• [Problem]
Gather, from the listing beneath this task, every line holding the string "page".
++++ Records supplied
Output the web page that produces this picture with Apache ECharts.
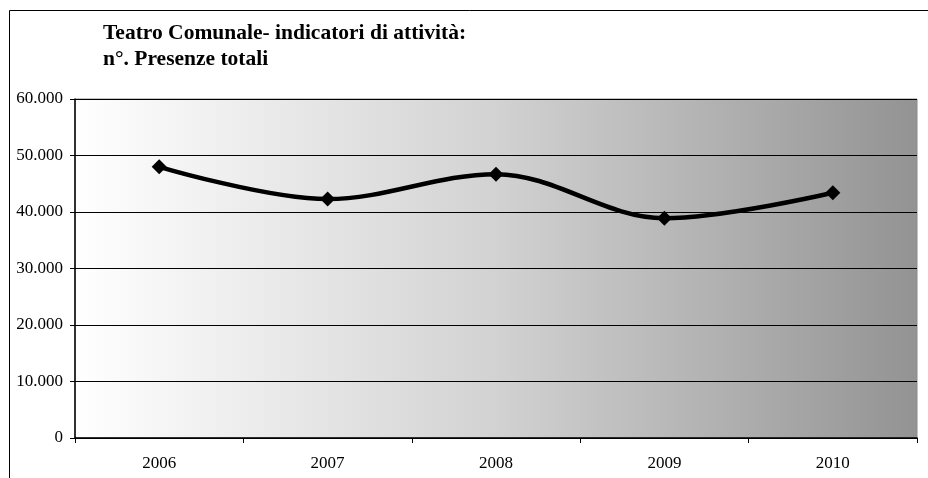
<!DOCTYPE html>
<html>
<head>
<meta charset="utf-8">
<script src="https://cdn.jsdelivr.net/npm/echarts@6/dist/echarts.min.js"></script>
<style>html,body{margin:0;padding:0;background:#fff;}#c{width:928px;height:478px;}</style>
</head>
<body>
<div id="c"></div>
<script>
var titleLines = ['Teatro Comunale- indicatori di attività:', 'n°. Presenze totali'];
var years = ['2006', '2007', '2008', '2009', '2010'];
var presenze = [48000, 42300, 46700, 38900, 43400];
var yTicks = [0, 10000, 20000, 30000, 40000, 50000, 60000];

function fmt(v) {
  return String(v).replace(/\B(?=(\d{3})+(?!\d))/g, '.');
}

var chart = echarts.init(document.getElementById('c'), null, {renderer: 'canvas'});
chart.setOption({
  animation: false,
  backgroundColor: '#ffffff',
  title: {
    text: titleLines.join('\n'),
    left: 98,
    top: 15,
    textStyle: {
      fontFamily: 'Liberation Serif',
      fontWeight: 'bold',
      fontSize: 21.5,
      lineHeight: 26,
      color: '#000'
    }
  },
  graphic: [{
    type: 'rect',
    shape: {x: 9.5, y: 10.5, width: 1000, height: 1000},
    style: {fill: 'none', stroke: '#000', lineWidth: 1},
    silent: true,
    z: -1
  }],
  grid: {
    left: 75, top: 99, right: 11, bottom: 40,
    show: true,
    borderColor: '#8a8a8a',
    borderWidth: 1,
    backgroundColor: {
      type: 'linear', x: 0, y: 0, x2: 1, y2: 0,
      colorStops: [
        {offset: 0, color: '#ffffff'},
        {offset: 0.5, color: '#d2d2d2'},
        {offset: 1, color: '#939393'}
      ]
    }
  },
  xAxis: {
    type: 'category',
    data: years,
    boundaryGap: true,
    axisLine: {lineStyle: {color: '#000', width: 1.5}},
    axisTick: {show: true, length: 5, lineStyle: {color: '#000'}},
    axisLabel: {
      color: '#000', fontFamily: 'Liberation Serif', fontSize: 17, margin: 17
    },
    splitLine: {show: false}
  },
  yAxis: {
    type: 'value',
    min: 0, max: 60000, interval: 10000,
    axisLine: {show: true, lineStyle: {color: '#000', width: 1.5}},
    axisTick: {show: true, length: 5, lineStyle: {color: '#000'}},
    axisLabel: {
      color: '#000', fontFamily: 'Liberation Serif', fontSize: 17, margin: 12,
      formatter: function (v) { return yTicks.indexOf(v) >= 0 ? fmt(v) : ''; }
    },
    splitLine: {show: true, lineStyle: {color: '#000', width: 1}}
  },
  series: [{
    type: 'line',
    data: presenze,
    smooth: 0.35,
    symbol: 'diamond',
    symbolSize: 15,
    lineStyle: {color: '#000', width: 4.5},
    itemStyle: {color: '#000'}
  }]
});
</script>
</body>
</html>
++++++++
++++ Records supplied
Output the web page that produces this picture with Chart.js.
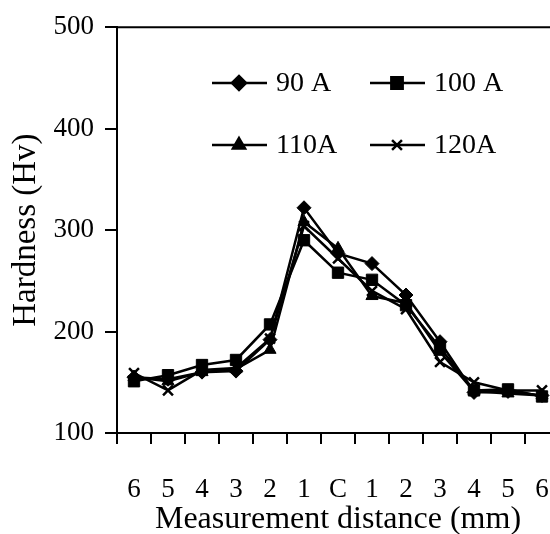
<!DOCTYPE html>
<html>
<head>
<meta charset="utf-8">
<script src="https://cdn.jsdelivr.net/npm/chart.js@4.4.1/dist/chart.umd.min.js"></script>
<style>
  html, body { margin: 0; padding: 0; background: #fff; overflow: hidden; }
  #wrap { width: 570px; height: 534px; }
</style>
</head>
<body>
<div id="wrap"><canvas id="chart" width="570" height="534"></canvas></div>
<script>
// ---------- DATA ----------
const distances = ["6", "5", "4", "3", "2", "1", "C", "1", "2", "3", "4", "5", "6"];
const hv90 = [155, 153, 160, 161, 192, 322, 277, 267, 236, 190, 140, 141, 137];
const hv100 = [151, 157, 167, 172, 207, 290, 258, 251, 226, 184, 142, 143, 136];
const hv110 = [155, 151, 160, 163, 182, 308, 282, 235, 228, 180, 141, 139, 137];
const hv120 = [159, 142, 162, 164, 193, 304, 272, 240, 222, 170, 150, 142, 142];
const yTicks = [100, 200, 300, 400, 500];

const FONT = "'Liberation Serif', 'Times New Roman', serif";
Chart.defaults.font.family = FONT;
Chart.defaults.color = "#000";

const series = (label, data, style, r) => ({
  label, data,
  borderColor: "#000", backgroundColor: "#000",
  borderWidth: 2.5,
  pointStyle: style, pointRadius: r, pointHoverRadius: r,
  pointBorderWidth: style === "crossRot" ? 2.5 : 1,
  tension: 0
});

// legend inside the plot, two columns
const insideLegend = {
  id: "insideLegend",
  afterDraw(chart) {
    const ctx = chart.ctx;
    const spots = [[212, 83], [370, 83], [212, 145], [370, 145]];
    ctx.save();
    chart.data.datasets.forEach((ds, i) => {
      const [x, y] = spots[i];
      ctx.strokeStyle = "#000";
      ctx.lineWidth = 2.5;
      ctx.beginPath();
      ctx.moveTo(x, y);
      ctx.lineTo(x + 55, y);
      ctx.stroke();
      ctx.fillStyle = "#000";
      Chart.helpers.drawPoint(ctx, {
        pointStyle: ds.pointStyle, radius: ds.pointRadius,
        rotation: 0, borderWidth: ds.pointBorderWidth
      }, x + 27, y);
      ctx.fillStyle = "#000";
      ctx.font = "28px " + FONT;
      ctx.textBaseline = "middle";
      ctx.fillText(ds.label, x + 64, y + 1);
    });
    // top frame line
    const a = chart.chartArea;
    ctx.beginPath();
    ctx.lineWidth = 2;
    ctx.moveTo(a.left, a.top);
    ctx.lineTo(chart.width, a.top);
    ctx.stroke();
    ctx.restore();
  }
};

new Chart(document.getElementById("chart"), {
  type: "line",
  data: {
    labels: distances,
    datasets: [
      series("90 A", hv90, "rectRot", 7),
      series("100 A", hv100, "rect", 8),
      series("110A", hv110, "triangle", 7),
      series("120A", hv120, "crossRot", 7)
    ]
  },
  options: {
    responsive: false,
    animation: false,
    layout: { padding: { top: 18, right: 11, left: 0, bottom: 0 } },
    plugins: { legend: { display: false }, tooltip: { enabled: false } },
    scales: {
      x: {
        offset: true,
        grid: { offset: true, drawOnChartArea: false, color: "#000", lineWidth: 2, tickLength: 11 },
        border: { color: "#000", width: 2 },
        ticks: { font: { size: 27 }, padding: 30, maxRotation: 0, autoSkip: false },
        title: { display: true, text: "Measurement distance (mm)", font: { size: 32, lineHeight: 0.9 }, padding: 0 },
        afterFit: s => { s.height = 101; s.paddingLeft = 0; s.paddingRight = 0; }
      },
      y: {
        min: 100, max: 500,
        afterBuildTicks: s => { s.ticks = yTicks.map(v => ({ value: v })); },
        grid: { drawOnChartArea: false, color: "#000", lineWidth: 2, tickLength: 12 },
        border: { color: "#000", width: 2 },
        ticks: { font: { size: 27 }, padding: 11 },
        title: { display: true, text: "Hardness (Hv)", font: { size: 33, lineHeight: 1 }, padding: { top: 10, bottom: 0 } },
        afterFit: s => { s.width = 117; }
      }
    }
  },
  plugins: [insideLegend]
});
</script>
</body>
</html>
++++++++
• [Reply]
Output the web page that produces this picture with Apache ECharts.
Output the web page that produces this picture with Chart.js.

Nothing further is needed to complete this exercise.